<<<<

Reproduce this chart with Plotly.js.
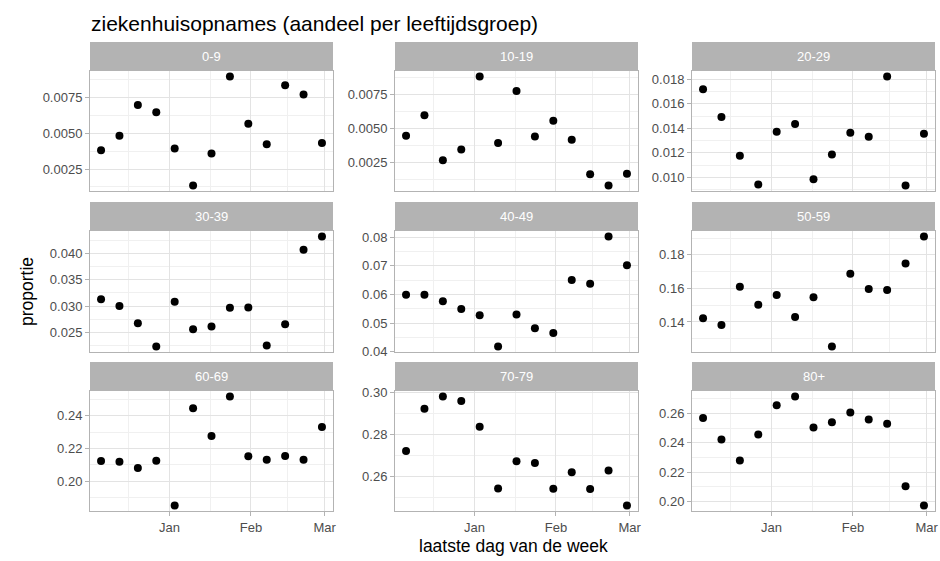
<!DOCTYPE html>
<html>
<head>
<meta charset="utf-8">
<script src="https://cdn.plot.ly/plotly-3.0.1.min.js"></script>
<style>
  html, body { margin: 0; padding: 0; background: #ffffff; }
  #chart { width: 940px; height: 561px; }
</style>
</head>
<body>
<div id="chart"></div>
<script>
// ---- data ----
const weeks = ['2020-12-06','2020-12-13','2020-12-20','2020-12-27','2021-01-03','2021-01-10',
               '2021-01-17','2021-01-24','2021-01-31','2021-02-07','2021-02-14','2021-02-21','2021-02-28'];
const groups = ['0-9','10-19','20-29','30-39','40-49','50-59','60-69','70-79','80+'];

const p0_9   = [0.00381,0.00482,0.00696,0.00645,0.00393,0.00135,0.00358,0.00895,0.00565,0.00422,0.00833,0.00769,0.00431];
const p10_19 = [0.00446,0.00595,0.00266,0.00345,0.00879,0.00393,0.00773,0.00441,0.00556,0.00417,0.00164,0.00082,0.00168];
const p20_29 = [0.01719,0.01493,0.01175,0.00940,0.01372,0.01436,0.00984,0.01186,0.01364,0.01331,0.01824,0.00932,0.01356];
const p30_39 = [0.03132,0.03000,0.02673,0.02234,0.03083,0.02560,0.02611,0.02970,0.02975,0.02253,0.02655,0.04070,0.04320];
const p40_49 = [0.0599,0.0599,0.0576,0.0549,0.0527,0.0418,0.0530,0.0482,0.0465,0.0650,0.0637,0.0802,0.0702];
const p50_59 = [0.1422,0.1382,0.1610,0.1503,0.1560,0.1430,0.1548,0.1254,0.1687,0.1596,0.1590,0.1748,0.1909];
const p60_69 = [0.2123,0.2119,0.2080,0.2125,0.1851,0.2445,0.2276,0.2517,0.2152,0.2131,0.2154,0.2131,0.2330];
const p70_79 = [0.2721,0.2922,0.2980,0.2958,0.2836,0.2544,0.2673,0.2665,0.2543,0.2621,0.2541,0.2629,0.2463];
const p80    = [0.2568,0.2423,0.2279,0.2456,0.2655,0.2715,0.2503,0.2539,0.2606,0.2559,0.2530,0.2105,0.1973];

const series = [p0_9,p10_19,p20_29,p30_39,p40_49,p50_59,p60_69,p70_79,p80];
const yDticks = [0.0025,0.0025,0.002,0.005,0.01,0.02,0.02,0.02,0.02];
const yFormats = ['.4f','.4f','.3f','.3f','.2f','.2f','.2f','.2f','.2f'];
const xTickVals = ['2021-01-01','2021-02-01','2021-03-01'];
const xTickText = ['Jan','Feb','Mar'];
const xMinorVals = ['2020-12-16 12:00','2021-01-16 12:00','2021-02-15'];

// ---- layout geometry (pixels) ----
const W = 940, H = 561;
const colX = [[90,333],[395,638],[692,935]];
const rowY = [[71,191],[231,352],[391,511]];   // plot area top,bottom
const stripH = 29;
const px = v => v / W;
const py = v => 1 - v / H;

function pad(lo, hi) { const d = (hi - lo) * 0.05; return [lo - d, hi + d]; }

const tMs = weeks.map(d => new Date(d + 'T00:00:00Z').getTime());
const xr = pad(Math.min(...tMs), Math.max(...tMs));
const fmt = ms => new Date(ms).toISOString().slice(0,19).replace('T',' ');
const xRange = [fmt(xr[0]), fmt(xr[1])];

const font = 'Liberation Sans, Arial, Helvetica, sans-serif';
const data = [];
const layout = {
  width: W, height: H,
  margin: {l:0, r:0, t:0, b:0},
  paper_bgcolor: '#ffffff', plot_bgcolor: '#ffffff',
  showlegend: false,
  font: {family: font, color: '#4D4D4D'},
  shapes: [], annotations: []
};

series.forEach((vals, i) => {
  const r = Math.floor(i / 3), c = i % 3;
  const n = i + 1;
  const xa = n === 1 ? 'x' : 'x' + n, ya = n === 1 ? 'y' : 'y' + n;
  data.push({
    type: 'scatter', mode: 'markers', x: weeks, y: vals,
    xaxis: xa, yaxis: ya,
    marker: {color: '#000000', size: 8},
    hoverinfo: 'x+y'
  });
  const bottom = r === 2;
  layout['xaxis' + (n === 1 ? '' : n)] = {
    domain: [px(colX[c][0]), px(colX[c][1])],
    anchor: ya, type: 'date', range: xRange,
    tickmode: 'array', tickvals: xTickVals, ticktext: xTickText,
    showticklabels: bottom, ticks: bottom ? 'outside' : '', ticklen: 4, tickcolor: '#B3B3B3',
    tickfont: {size: 13, color: '#4D4D4D', family: font},
    showgrid: true, gridcolor: '#E3E3E3', gridwidth: 1,
    minor: {tickmode: 'array', tickvals: xMinorVals, showgrid: true, gridcolor: '#F0F0F0', gridwidth: 1, ticks: ''},
    showline: true, mirror: true, linecolor: '#B3B3B3', linewidth: 1,
    zeroline: false, fixedrange: true
  };
  const yr = pad(Math.min(...vals), Math.max(...vals));
  layout['yaxis' + (n === 1 ? '' : n)] = {
    domain: [py(rowY[r][1]), py(rowY[r][0])],
    anchor: xa, range: yr,
    tickmode: 'linear', tick0: 0, dtick: yDticks[i], tickformat: yFormats[i],
    ticks: 'outside', ticklen: 4, tickcolor: '#B3B3B3',
    tickfont: {size: 13, color: '#4D4D4D', family: font},
    showgrid: true, gridcolor: '#E3E3E3', gridwidth: 1,
    minor: {tick0: 0, dtick: yDticks[i] / 2, showgrid: true, gridcolor: '#F0F0F0', gridwidth: 1, ticks: ''},
    showline: true, mirror: true, linecolor: '#B3B3B3', linewidth: 1,
    zeroline: false, fixedrange: true
  };
  // strip
  layout.shapes.push({
    type: 'rect', xref: 'paper', yref: 'paper',
    x0: px(colX[c][0]), x1: px(colX[c][1]),
    y0: py(rowY[r][0]), y1: py(rowY[r][0] - stripH),
    fillcolor: '#B3B3B3', line: {width: 0}, layer: 'above'
  });
  layout.annotations.push({
    text: groups[i], xref: 'paper', yref: 'paper',
    x: px((colX[c][0] + colX[c][1]) / 2), y: py(rowY[r][0] - stripH / 2),
    xanchor: 'center', yanchor: 'middle', showarrow: false,
    font: {size: 13, color: '#FFFFFF', family: font}
  });
});

layout.annotations.push({
  text: 'ziekenhuisopnames (aandeel per leeftijdsgroep)', xref: 'paper', yref: 'paper',
  x: px(89), y: py(23), xanchor: 'left', yanchor: 'middle', showarrow: false,
  font: {size: 21, color: '#000000', family: font}
});
layout.annotations.push({
  text: 'laatste dag van de week', xref: 'paper', yref: 'paper',
  x: px(513), y: py(546), xanchor: 'center', yanchor: 'middle', showarrow: false,
  font: {size: 17.5, color: '#000000', family: font}
});
layout.annotations.push({
  text: 'proportie', xref: 'paper', yref: 'paper', textangle: -90,
  x: px(27), y: py(292), xanchor: 'center', yanchor: 'middle', showarrow: false,
  font: {size: 17.5, color: '#000000', family: font}
});

Plotly.newPlot('chart', data, layout, {displayModeBar: false, staticPlot: true});
</script>
</body>
</html>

>>>>

Task description » Repeat the material above verbatim. Leave the pictures behind.

The completed task »
Reproduce this chart with Plotly.js.
<!DOCTYPE html>
<html>
<head>
<meta charset="utf-8">
<script src="https://cdn.plot.ly/plotly-3.0.1.min.js"></script>
<style>
  html, body { margin: 0; padding: 0; background: #ffffff; }
  #chart { width: 940px; height: 561px; }
</style>
</head>
<body>
<div id="chart"></div>
<script>
// ---- data ----
const weeks = ['2020-12-06','2020-12-13','2020-12-20','2020-12-27','2021-01-03','2021-01-10',
               '2021-01-17','2021-01-24','2021-01-31','2021-02-07','2021-02-14','2021-02-21','2021-02-28'];
const groups = ['0-9','10-19','20-29','30-39','40-49','50-59','60-69','70-79','80+'];

const p0_9   = [0.00381,0.00482,0.00696,0.00645,0.00393,0.00135,0.00358,0.00895,0.00565,0.00422,0.00833,0.00769,0.00431];
const p10_19 = [0.00446,0.00595,0.00266,0.00345,0.00879,0.00393,0.00773,0.00441,0.00556,0.00417,0.00164,0.00082,0.00168];
const p20_29 = [0.01719,0.01493,0.01175,0.00940,0.01372,0.01436,0.00984,0.01186,0.01364,0.01331,0.01824,0.00932,0.01356];
const p30_39 = [0.03132,0.03000,0.02673,0.02234,0.03083,0.02560,0.02611,0.02970,0.02975,0.02253,0.02655,0.04070,0.04320];
const p40_49 = [0.0599,0.0599,0.0576,0.0549,0.0527,0.0418,0.0530,0.0482,0.0465,0.0650,0.0637,0.0802,0.0702];
const p50_59 = [0.1422,0.1382,0.1610,0.1503,0.1560,0.1430,0.1548,0.1254,0.1687,0.1596,0.1590,0.1748,0.1909];
const p60_69 = [0.2123,0.2119,0.2080,0.2125,0.1851,0.2445,0.2276,0.2517,0.2152,0.2131,0.2154,0.2131,0.2330];
const p70_79 = [0.2721,0.2922,0.2980,0.2958,0.2836,0.2544,0.2673,0.2665,0.2543,0.2621,0.2541,0.2629,0.2463];
const p80    = [0.2568,0.2423,0.2279,0.2456,0.2655,0.2715,0.2503,0.2539,0.2606,0.2559,0.2530,0.2105,0.1973];

const series = [p0_9,p10_19,p20_29,p30_39,p40_49,p50_59,p60_69,p70_79,p80];
const yDticks = [0.0025,0.0025,0.002,0.005,0.01,0.02,0.02,0.02,0.02];
const yFormats = ['.4f','.4f','.3f','.3f','.2f','.2f','.2f','.2f','.2f'];
const xTickVals = ['2021-01-01','2021-02-01','2021-03-01'];
const xTickText = ['Jan','Feb','Mar'];
const xMinorVals = ['2020-12-16 12:00','2021-01-16 12:00','2021-02-15'];

// ---- layout geometry (pixels) ----
const W = 940, H = 561;
const colX = [[90,333],[395,638],[692,935]];
const rowY = [[71,191],[231,352],[391,511]];   // plot area top,bottom
const stripH = 29;
const px = v => v / W;
const py = v => 1 - v / H;

function pad(lo, hi) { const d = (hi - lo) * 0.05; return [lo - d, hi + d]; }

const tMs = weeks.map(d => new Date(d + 'T00:00:00Z').getTime());
const xr = pad(Math.min(...tMs), Math.max(...tMs));
const fmt = ms => new Date(ms).toISOString().slice(0,19).replace('T',' ');
const xRange = [fmt(xr[0]), fmt(xr[1])];

const font = 'Liberation Sans, Arial, Helvetica, sans-serif';
const data = [];
const layout = {
  width: W, height: H,
  margin: {l:0, r:0, t:0, b:0},
  paper_bgcolor: '#ffffff', plot_bgcolor: '#ffffff',
  showlegend: false,
  font: {family: font, color: '#4D4D4D'},
  shapes: [], annotations: []
};

series.forEach((vals, i) => {
  const r = Math.floor(i / 3), c = i % 3;
  const n = i + 1;
  const xa = n === 1 ? 'x' : 'x' + n, ya = n === 1 ? 'y' : 'y' + n;
  data.push({
    type: 'scatter', mode: 'markers', x: weeks, y: vals,
    xaxis: xa, yaxis: ya,
    marker: {color: '#000000', size: 8},
    hoverinfo: 'x+y'
  });
  const bottom = r === 2;
  layout['xaxis' + (n === 1 ? '' : n)] = {
    domain: [px(colX[c][0]), px(colX[c][1])],
    anchor: ya, type: 'date', range: xRange,
    tickmode: 'array', tickvals: xTickVals, ticktext: xTickText,
    showticklabels: bottom, ticks: bottom ? 'outside' : '', ticklen: 4, tickcolor: '#B3B3B3',
    tickfont: {size: 13, color: '#4D4D4D', family: font},
    showgrid: true, gridcolor: '#E3E3E3', gridwidth: 1,
    minor: {tickmode: 'array', tickvals: xMinorVals, showgrid: true, gridcolor: '#F0F0F0', gridwidth: 1, ticks: ''},
    showline: true, mirror: true, linecolor: '#B3B3B3', linewidth: 1,
    zeroline: false, fixedrange: true
  };
  const yr = pad(Math.min(...vals), Math.max(...vals));
  layout['yaxis' + (n === 1 ? '' : n)] = {
    domain: [py(rowY[r][1]), py(rowY[r][0])],
    anchor: xa, range: yr,
    tickmode: 'linear', tick0: 0, dtick: yDticks[i], tickformat: yFormats[i],
    ticks: 'outside', ticklen: 4, tickcolor: '#B3B3B3',
    tickfont: {size: 13, color: '#4D4D4D', family: font},
    showgrid: true, gridcolor: '#E3E3E3', gridwidth: 1,
    minor: {tick0: 0, dtick: yDticks[i] / 2, showgrid: true, gridcolor: '#F0F0F0', gridwidth: 1, ticks: ''},
    showline: true, mirror: true, linecolor: '#B3B3B3', linewidth: 1,
    zeroline: false, fixedrange: true
  };
  // strip
  layout.shapes.push({
    type: 'rect', xref: 'paper', yref: 'paper',
    x0: px(colX[c][0]), x1: px(colX[c][1]),
    y0: py(rowY[r][0]), y1: py(rowY[r][0] - stripH),
    fillcolor: '#B3B3B3', line: {width: 0}, layer: 'above'
  });
  layout.annotations.push({
    text: groups[i], xref: 'paper', yref: 'paper',
    x: px((colX[c][0] + colX[c][1]) / 2), y: py(rowY[r][0] - stripH / 2),
    xanchor: 'center', yanchor: 'middle', showarrow: false,
    font: {size: 13, color: '#FFFFFF', family: font}
  });
});

layout.annotations.push({
  text: 'ziekenhuisopnames (aandeel per leeftijdsgroep)', xref: 'paper', yref: 'paper',
  x: px(89), y: py(23), xanchor: 'left', yanchor: 'middle', showarrow: false,
  font: {size: 21, color: '#000000', family: font}
});
layout.annotations.push({
  text: 'laatste dag van de week', xref: 'paper', yref: 'paper',
  x: px(513), y: py(546), xanchor: 'center', yanchor: 'middle', showarrow: false,
  font: {size: 17.5, color: '#000000', family: font}
});
layout.annotations.push({
  text: 'proportie', xref: 'paper', yref: 'paper', textangle: -90,
  x: px(27), y: py(292), xanchor: 'center', yanchor: 'middle', showarrow: false,
  font: {size: 17.5, color: '#000000', family: font}
});

Plotly.newPlot('chart', data, layout, {displayModeBar: false, staticPlot: true});
</script>
</body>
</html>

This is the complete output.